Une esthétique du vide

Le paysage polaire de la Kolyma n’est jamais décrit comme spectaculaire ou sublime. Chalamov rejette tout exotisme. Pourtant, dans cette austérité, une beauté paradoxale émerge. Le vide, la blancheur, le silence deviennent des éléments esthétiques à part entière.

Il écrit :

« Dans ce monde où il n’y avait rien, nous découvrions que ce rien avait un poids. Le vide nous entourait, mais il était vivant, il était palpable. »

Cette esthétique du vide reflète l’état d’âme des prisonniers, pris entre la mort et la survie, entre l’épuisement et une sorte de transcendance inconsciente.

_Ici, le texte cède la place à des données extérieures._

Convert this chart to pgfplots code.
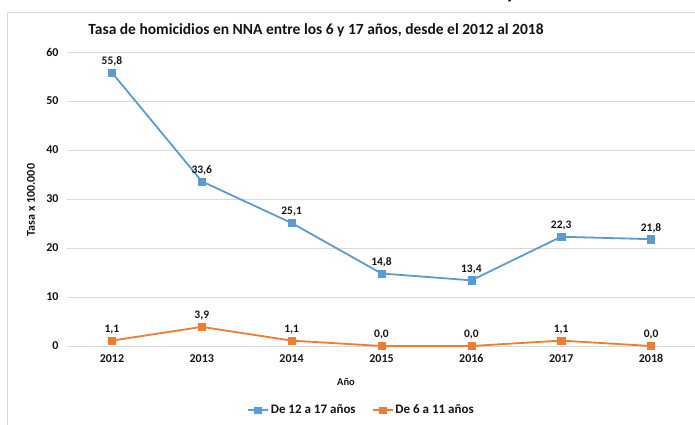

En milieu d’après-midi le visage jaune part pour Romans, c’est la soeur de O. qui l’achète, l’opération a duré même pas cinq minutes. Encore une fois ne jamais se faire d’idée sur les lieux, le public qui visite les expositions, sur l’issue bonne ou mauvaise de celles-ci. Aperçu une nouvelle proposition d’écriture passer mais j’étais si profondément installé dans le bouquin de Chalamov et la rédaction de mes notes que je ne l’ai pas encore regardée en détail. Si encore nuit d’insomnie la quatrième à la suite cette semaine , j’aurai le temps certainement.